With autoscaling, you can configure your cluster to have different origins. The stream manager takes care of routing the broadcasters to the origin servers. If one goes down, then it’ll take care of spinning up another to replace it, because the stream manager is doing all the monitoring of the system.
Do you have client using this setup?
Yes. We have companies that are deployed across multiple regions on AWS. For example, we have a reality TV show deploying across Central Europe, the Eastern United States, and India that is able to use those three data centers. The celebrities for the show are based in the Middle East and broadcasting themselves. So they want viewers to connect to the edges that are most optimal based on geolocation.
And how does the stream manager work?
It has a vendor-specific or cloud-vendor-specific model for spinning up and down instances. We’re going to release this piece as open source so people can write their own controllers for different cloud networks. Right now we ship with AWS, Google Compute Engine, and we’re adding Microsoft Azure in the first quarter of next year. That’s the cloud controller piece. Also the load-balancing feature takes care of load balancing the edge and origin depending on how many people are broadcasting or subscribing to the stream. It takes care of monitoring the edge and origin, monitoring the load, and adding more or spinning down if needed.
We also have an API that gives you insight into what’s going on with different nodes, so you can see how many viewers you have at a time, how many people are broadcasting, where they’re coming from. This way you can do manual overrides with the API, like in order to add origins in anticipation of a spike for event. Those are premium components: load balancing, API, and cloud-specific spinning up or down.
Is Stream Manager like AWS Lambda?
Yes, plus more. And all the are updates provided over REST or WebSockets, but it’s obviously focused and optimized for low latency streaming using Red5 Pro.
How many edges or origins are needed to support 20,000 or 50,000 viewers?
As a safe number, we use 2000 concurrent streams (per instance) as a good ballpark figure, but it depends on the bandwidth and quality of streams.
Basically each company’s needs are going to vary, so they set their own thresholds. Some people set a lower number so they can spin new instances once the edges hit capacity. The new instance will take some time to start up, maybe a minute. So during that spike, the company will still want to have capacity on the other edges to use before they start routing traffic to that one. It’s good to keep a buffer in place. Sometimes 2000 is a sufficient number for a buffer. Other times, companies will set a much lower number to handle a vast spike and still have capacity while it reacts.

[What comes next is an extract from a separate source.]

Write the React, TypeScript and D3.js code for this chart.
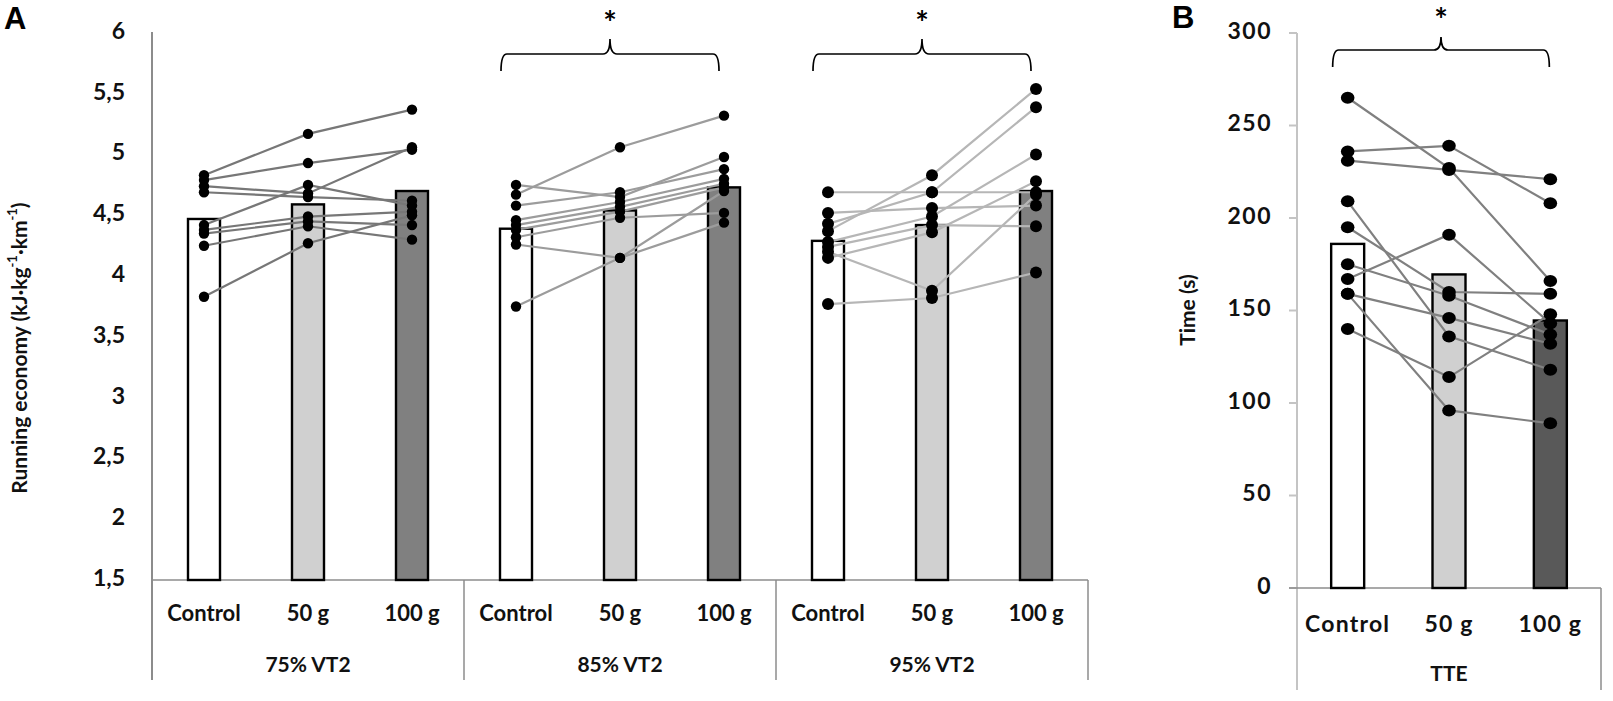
import * as d3 from "d3"

// ---- data ----
const CONDITIONS = ["Control", "50 g", "100 g"]
const INTENSITIES = ["75% VT2", "85% VT2", "95% VT2"]
const RE_TICKS = [1.5, 2, 2.5, 3, 3.5, 4, 4.5, 5, 5.5, 6]
const TTE_TICKS = [0, 50, 100, 150, 200, 250, 300]

// group means (bars), kJ·kg-1·km-1
const RE_MEANS_75 = [4.47, 4.59, 4.7]
const RE_MEANS_85 = [4.39, 4.54, 4.73]
const RE_MEANS_95 = [4.29, 4.42, 4.7]

// individual runners: [Control, 50 g, 100 g]
const RE_SUBJECTS_75 = [
  [4.83, 5.17, 5.37],
  [4.79, 4.93, 5.04],
  [4.74, 4.68, 5.06],
  [4.69, 4.65, 4.62],
  [4.42, 4.75, 4.58],
  [4.38, 4.49, 4.53],
  [4.35, 4.45, 4.42],
  [4.25, 4.41, 4.3],
  [3.83, 4.27, 4.5],
]
const RE_SUBJECTS_85 = [
  [4.67, 5.06, 5.32],
  [4.75, 4.65, 4.98],
  [4.58, 4.69, 4.88],
  [4.46, 4.61, 4.8],
  [4.42, 4.57, 4.76],
  [4.38, 4.53, 4.73],
  [4.32, 4.48, 4.52],
  [4.26, 4.15, 4.7],
  [3.75, 4.15, 4.44],
]
const RE_SUBJECTS_95 = [
  [4.69, 4.69, 4.69],
  [4.37, 4.83, 5.54],
  [4.43, 4.69, 5.39],
  [4.28, 4.49, 5.0],
  [4.52, 4.56, 4.58],
  [4.24, 4.42, 4.41],
  [4.15, 4.36, 4.78],
  [4.2, 3.88, 4.67],
  [3.77, 3.82, 4.03],
]
const SIGNIFICANT = [false, true, true]

// time to exhaustion, s
const TTE_MEANS = [186, 169.5, 144.6]
const TTE_SUBJECTS = [
  [265, 227, 166],
  [236, 239, 208],
  [231, 226, 221],
  [209, 136, 118],
  [195, 160, 159],
  [175, 158, 137],
  [167, 191, 143],
  [159, 146, 132],
  [159, 96, 89],
  [140, 114, 148],
]

// ---- styling ----
const FONT = "Lato, 'Open Sans', sans-serif"
const FILL_A = ["#ffffff", "#d0d0d0", "#808080"]
const FILL_B = ["#ffffff", "#d0d0d0", "#595959"]
const LINE_A = ["#777777", "#9c9c9c", "#b6b6b6"]
const DOT_A = [5.2, 5.2, 6]

const fmtComma = (v: number) => String(v).replace(".", ",")

function Brace({ x1, x2, yTop, yEnd, yPeak }: { x1: number; x2: number; yTop: number; yEnd: number; yPeak: number }) {
  const m = (x1 + x2) / 2
  const p = d3.path()
  p.moveTo(x1, yEnd)
  p.quadraticCurveTo(x1, yTop, x1 + 6, yTop)
  p.lineTo(m - 7, yTop)
  p.quadraticCurveTo(m, yTop, m, yPeak)
  p.quadraticCurveTo(m, yTop, m + 7, yTop)
  p.lineTo(x2 - 6, yTop)
  p.quadraticCurveTo(x2, yTop, x2, yEnd)
  return <path d={p.toString()} fill="none" stroke="#000" strokeWidth={1.7} />
}

function PanelA() {
  const left = 152
  const right = 1088
  const base = 580
  const bottom = 680
  const y = d3.scaleLinear().domain([1.5, 6]).range([base, 33])
  const groupX = d3.scaleBand<string>().domain(INTENSITIES).range([left, right])
  const condX = d3.scaleBand<string>().domain(CONDITIONS).range([0, groupX.bandwidth()])
  const barW = 32
  const means = [RE_MEANS_75, RE_MEANS_85, RE_MEANS_95]
  const subjects = [RE_SUBJECTS_75, RE_SUBJECTS_85, RE_SUBJECTS_95]
  const cx = (g: string, c: string) => groupX(g)! + condX(c)! + condX.bandwidth() / 2

  return (
    <g fontFamily={FONT} fontWeight={700}>
      <text x={4} y={29} fontSize={31} fontFamily="Liberation Sans, Arial, sans-serif" fontWeight={700}>A</text>

      {/* y axis title */}
      <text transform="translate(22,348) rotate(-90)" textAnchor="middle" dominantBaseline="middle" fontSize={21} fill="#111">
        Running economy (kJ·kg
        <tspan fontSize={13} dy={-8}>-1</tspan>
        <tspan dy={8}>·km</tspan>
        <tspan fontSize={13} dy={-8}>-1</tspan>
        <tspan dy={8}>)</tspan>
      </text>

      {RE_TICKS.map((t) => (
        <text key={t} x={125} y={y(t)} textAnchor="end" dominantBaseline="middle" fontSize={23} fill="#111">
          {fmtComma(t)}
        </text>
      ))}

      {/* axes */}
      <line x1={left} x2={left} y1={32} y2={bottom} stroke="#8c8c8c" strokeWidth={2} />
      <line x1={left} x2={right} y1={base} y2={base} stroke="#8c8c8c" strokeWidth={1.5} />
      {INTENSITIES.map((g) => (
        <line key={g} x1={groupX(g)! + groupX.bandwidth()} x2={groupX(g)! + groupX.bandwidth()} y1={base} y2={bottom} stroke="#8c8c8c" strokeWidth={1.5} />
      ))}

      {INTENSITIES.map((g, gi) => (
        <g key={g}>
          {CONDITIONS.map((c, ci) => (
            <rect key={c} x={cx(g, c) - barW / 2} y={y(means[gi][ci])} width={barW} height={base - y(means[gi][ci])}
              fill={FILL_A[ci]} stroke="#000" strokeWidth={2.4} />
          ))}
          {subjects[gi].map((s, si) => (
            <path key={si}
              d={d3.line<number>().x((_, i) => cx(g, CONDITIONS[i])).y((v) => y(v))(s) ?? ""}
              fill="none" stroke={LINE_A[gi]} strokeWidth={2.2} />
          ))}
          {subjects[gi].map((s, si) =>
            s.map((v, i) => <circle key={si + "-" + i} cx={cx(g, CONDITIONS[i])} cy={y(v)} r={DOT_A[gi]} fill="#000" />)
          )}
          {CONDITIONS.map((c) => (
            <text key={c} x={cx(g, c)} y={615} textAnchor="middle" dominantBaseline="middle" fontSize={22} fill="#111">{c}</text>
          ))}
          <text x={groupX(g)! + groupX.bandwidth() / 2} y={667} textAnchor="middle" dominantBaseline="middle" fontSize={21} fill="#111">{g}</text>
          {SIGNIFICANT[gi] && (
            <g>
              <Brace x1={cx(g, CONDITIONS[0]) - 15} x2={cx(g, CONDITIONS[2]) - 5} yTop={54} yEnd={71} yPeak={39} />
              <text x={(cx(g, CONDITIONS[0]) - 15 + cx(g, CONDITIONS[2]) - 5) / 2} y={35} textAnchor="middle" fontSize={32} fill="#000">*</text>
            </g>
          )}
        </g>
      ))}
    </g>
  )
}

function PanelB() {
  const left = 1297
  const right = 1601
  const base = 588
  const bottom = 690
  const y = d3.scaleLinear().domain([0, 300]).range([base, 33])
  const x = d3.scaleBand<string>().domain(CONDITIONS).range([left, right])
  const barW = 33
  const cx = (c: string) => x(c)! + x.bandwidth() / 2

  return (
    <g fontFamily={FONT} fontWeight={700}>
      <text x={1172} y={28} fontSize={31} fontFamily="Liberation Sans, Arial, sans-serif" fontWeight={700}>B</text>
      <text transform="translate(1190,310) rotate(-90)" textAnchor="middle" dominantBaseline="middle" fontSize={21} fill="#111">
        Time (s)
      </text>

      {TTE_TICKS.map((t) => (
        <g key={t}>
          <text x={1272} y={y(t)} textAnchor="end" dominantBaseline="middle" fontSize={23} letterSpacing={1.5} fill="#111">{t}</text>
          <line x1={left - 8} x2={left} y1={y(t)} y2={y(t)} stroke="#c4c4c4" strokeWidth={2} />
        </g>
      ))}

      <line x1={left} x2={left} y1={33} y2={bottom} stroke="#c4c4c4" strokeWidth={2} />
      <line x1={left - 8} x2={right} y1={base} y2={base} stroke="#8c8c8c" strokeWidth={1.5} />
      <line x1={right} x2={right} y1={base} y2={bottom} stroke="#8c8c8c" strokeWidth={1.5} />

      {CONDITIONS.map((c, ci) => (
        <rect key={c} x={cx(c) - barW / 2} y={y(TTE_MEANS[ci])} width={barW} height={base - y(TTE_MEANS[ci])}
          fill={FILL_B[ci]} stroke="#000" strokeWidth={2.4} />
      ))}
      {TTE_SUBJECTS.map((s, si) => (
        <path key={si}
          d={d3.line<number>().x((_, i) => cx(CONDITIONS[i])).y((v) => y(v))(s) ?? ""}
          fill="none" stroke="#808080" strokeWidth={2.2} />
      ))}
      {TTE_SUBJECTS.map((s, si) =>
        s.map((v, i) => <ellipse key={si + "-" + i} cx={cx(CONDITIONS[i])} cy={y(v)} rx={6.8} ry={6} fill="#000" />)
      )}

      {CONDITIONS.map((c) => (
        <text key={c} x={cx(c)} y={626} textAnchor="middle" dominantBaseline="middle" fontSize={23} letterSpacing={1.2} fill="#111">{c}</text>
      ))}
      <text x={(left + right) / 2} y={676} textAnchor="middle" dominantBaseline="middle" fontSize={21} fill="#111">TTE</text>

      <Brace x1={cx(CONDITIONS[0]) - 15} x2={cx(CONDITIONS[2]) - 1} yTop={50} yEnd={67} yPeak={37} />
      <text x={(cx(CONDITIONS[0]) - 15 + cx(CONDITIONS[2]) - 1) / 2} y={32} textAnchor="middle" fontSize={32} fill="#000">*</text>
    </g>
  )
}

export default function App() {
  return (
    <svg width={1613} height={701} style={{ position: "absolute", left: 0, top: 0, background: "#fff" }}>
      <rect width={1613} height={701} fill="#fff" />
      <PanelA />
      <PanelB />
    </svg>
  )
}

Then we have other use cases, such as a company building a product for home security. All cameras are on most of the time and triggered by certain events. But because a few people at a time are monitoring on their own phones, the company needs to set up many origins and only a few edge instances.
How is it determined how many instances are needed?
Right now, we like to be very hands-on with customers to help them pick what’s best for their needs. It’s also complex in the sense that there are a lot of options and it’s all very flexible. Companies can set minimal thresholds to spin down, maximum thresholds for adding more, or they can add in geolocation stuff, which adds another level of complexity.
Also, how each individual app is used is another consideration because some apps have giant spikes quickly, like with our reality TV client, while others are more steady. Facebook Live would be an example of a steady stream with a bunch of people publishing and only a few people watching the streams.
You also want to consider what business needs there are for the app. For example, we have an auction company that allows auction houses to stream out to bidders. They need to support a capacity of one million concurrent viewers, but they also need a sub-300ms latency to remain in sync with the data. If someone is live bidding on products, latency is problem. You wouldn’t want to put in a bid on one item and then find out that by the time your bid registered, you had accidentally bought something else, all because the video was delayed by a second or two. Data synchronization and low latency are key for these guys.
What are difficulties in providing sub-300 ms latency to Auction Houses?
It’s hard stuff and there are a lot of factors going into it. The code has to be efficient and you have to be able to do routing quickly. You need to be able to change the container format on the fly to push the stream through for various protocols and endpoints. When dealing with this kind of load, with multiple formats and people broadcasting in different protocols, such as a WebRTC broadcaster and a subscriber with a Flash player, you have to use base protocols and transcode as little as possible. We tend to like h.264; all protocols can read it and has wide hardware encoding/decoding support. This way of doing it is extremely efficient.